* _Prompt_
From the first line of the data down to and including the line with "ax.axis('off')", copy everything exactly, leaving out pictures.

* _Input rows_
--------

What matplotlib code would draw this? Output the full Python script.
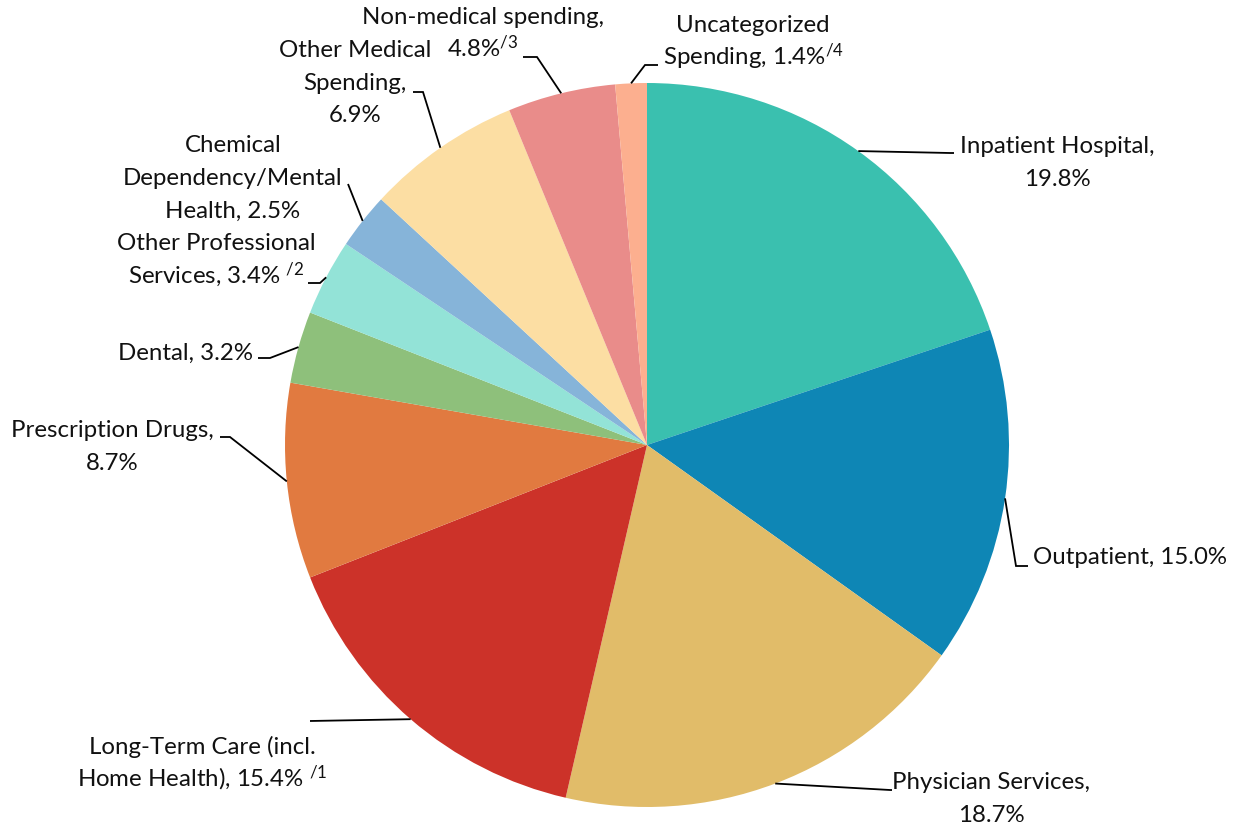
import matplotlib
matplotlib.use("Agg")
import matplotlib.pyplot as plt
import numpy as np

plt.rcParams['font.family'] = ['Lato', 'DejaVu Sans']
plt.rcParams['mathtext.fontset'] = 'custom'
plt.rcParams['mathtext.rm'] = 'Lato'
plt.rcParams['mathtext.it'] = 'Lato:italic'
plt.rcParams['mathtext.bf'] = 'Lato:bold'

categories = ["Inpatient Hospital", "Outpatient", "Physician Services",
              "Long-Term Care (incl. Home Health)", "Prescription Drugs", "Dental",
              "Other Professional Services", "Chemical Dependency/Mental Health",
              "Other Medical Spending", "Non-medical spending", "Uncategorized Spending"]
values = [19.8, 15.0, 18.7, 15.4, 8.7, 3.2, 3.4, 2.5, 6.9, 4.8, 1.4]
colors = ["#3AC0AF", "#0E86B5", "#E1BC69", "#CC3229", "#E17A40", "#8EC07B",
          "#93E3D7", "#86B4D9", "#FCDEA3", "#E98C8A", "#FCAF8F"]
label_lines = [
    ["Inpatient Hospital,", "19.8%"],
    ["Outpatient, 15.0%"],
    ["Physician Services,", "18.7%"],
    ["Long-Term Care (incl.", "Home Health), 15.4% $^{\\mathregular{/1}}$"],
    ["Prescription Drugs,", "8.7%"],
    ["Dental, 3.2%"],
    ["Other Professional", "Services, 3.4% $^{\\mathregular{/2}}$"],
    ["Chemical", "Dependency/Mental", "Health, 2.5%"],
    ["Other Medical", "Spending,", "6.9%"],
    ["Non-medical spending,", "4.8%$^{\\mathregular{/3}}$"],
    ["Uncategorized", "Spending, 1.4%$^{\\mathregular{/4}}$"],
]

W, H = 1241, 827
fig = plt.figure(figsize=(W / 100, H / 100), dpi=100)
ax = fig.add_axes([0, 0, 1, 1])

cx, cy, R = 647, 445, 362
def Y(py):
    return H - py

wedges, _ = ax.pie(values, colors=colors, startangle=90, counterclock=False,
                   radius=R, center=(cx, Y(cy)),
                   wedgeprops=dict(linewidth=0))
ax.set_xlim(0, W)
ax.set_ylim(0, H)
ax.set_aspect('equal')
ax.axis('off')

# label layout (pixel positions): x anchor, first line centre y, alignment, leader points
layout = [
    dict(x=1057, y=146, ha='center', leader=[(950, 153), (954, 153)]),
    dict(x=1033, y=557, ha='left', leader=[(1016, 566), (1028, 566)]),
    dict(x=991, y=782, ha='center', leader=[(890, 790), (892, 790)]),
    dict(x=202, y=747, ha='center', leader=[(310, 721)]),
    dict(x=112, y=430, ha='center', leader=[(230, 437), (220, 437)]),
    dict(x=253, y=353, ha='right', leader=[(270, 358), (258, 358)]),
    dict(x=216, y=243, ha='center', leader=[(320, 283), (308, 283)]),
    dict(x=233, y=145, ha='center', leader=[(348, 184)]),
    dict(x=355, y=50, ha='center', leader=[(423, 92), (413, 92)]),
    dict(x=483, y=17, ha='center', leader=[(537, 57), (523, 57)]),
    dict(x=753, y=25, ha='center', leader=[(645, 65), (658, 65)]),
]
LINE_STEP = 32.7
BASE_OFF = 7

total = sum(values)
cum = 0.0
for v, lines, lay in zip(values, label_lines, layout):
    mid = 90 - (cum + v / 2) / total * 360
    cum += v
    ex = cx + R * np.cos(np.radians(mid))
    ey = cy - R * np.sin(np.radians(mid))
    pts = [(ex, ey)] + lay['leader']
    ax.plot([p[0] for p in pts], [Y(p[1]) for p in pts], color='black', lw=1.3,
            solid_capstyle='butt', solid_joinstyle='miter')
    for i, line in enumerate(lines):
        ax.text(lay['x'], Y(lay['y'] + i * LINE_STEP + BASE_OFF), line,
                ha=lay['ha'], va='baseline', fontsize=17.3, color='#111111')

fig.savefig("out.png", dpi=100)
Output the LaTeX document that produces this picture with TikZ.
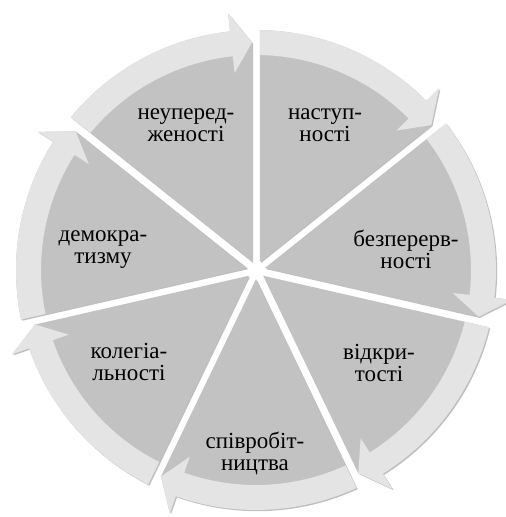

--------

* _Reply_
What matplotlib code would draw this? Output the full Python script.
import matplotlib
matplotlib.use("Agg")
import matplotlib.pyplot as plt
import numpy as np

plt.rcParams['font.family'] = ['Lato', 'DejaVu Sans']
plt.rcParams['mathtext.fontset'] = 'custom'
plt.rcParams['mathtext.rm'] = 'Lato'
plt.rcParams['mathtext.it'] = 'Lato:italic'
plt.rcParams['mathtext.bf'] = 'Lato:bold'

categories = ["Inpatient Hospital", "Outpatient", "Physician Services",
              "Long-Term Care (incl. Home Health)", "Prescription Drugs", "Dental",
              "Other Professional Services", "Chemical Dependency/Mental Health",
              "Other Medical Spending", "Non-medical spending", "Uncategorized Spending"]
values = [19.8, 15.0, 18.7, 15.4, 8.7, 3.2, 3.4, 2.5, 6.9, 4.8, 1.4]
colors = ["#3AC0AF", "#0E86B5", "#E1BC69", "#CC3229", "#E17A40", "#8EC07B",
          "#93E3D7", "#86B4D9", "#FCDEA3", "#E98C8A", "#FCAF8F"]
label_lines = [
    ["Inpatient Hospital,", "19.8%"],
    ["Outpatient, 15.0%"],
    ["Physician Services,", "18.7%"],
    ["Long-Term Care (incl.", "Home Health), 15.4% $^{\\mathregular{/1}}$"],
    ["Prescription Drugs,", "8.7%"],
    ["Dental, 3.2%"],
    ["Other Professional", "Services, 3.4% $^{\\mathregular{/2}}$"],
    ["Chemical", "Dependency/Mental", "Health, 2.5%"],
    ["Other Medical", "Spending,", "6.9%"],
    ["Non-medical spending,", "4.8%$^{\\mathregular{/3}}$"],
    ["Uncategorized", "Spending, 1.4%$^{\\mathregular{/4}}$"],
]

W, H = 1241, 827
fig = plt.figure(figsize=(W / 100, H / 100), dpi=100)
ax = fig.add_axes([0, 0, 1, 1])

cx, cy, R = 647, 445, 362
def Y(py):
    return H - py

wedges, _ = ax.pie(values, colors=colors, startangle=90, counterclock=False,
                   radius=R, center=(cx, Y(cy)),
                   wedgeprops=dict(linewidth=0))
ax.set_xlim(0, W)
ax.set_ylim(0, H)
ax.set_aspect('equal')
ax.axis('off')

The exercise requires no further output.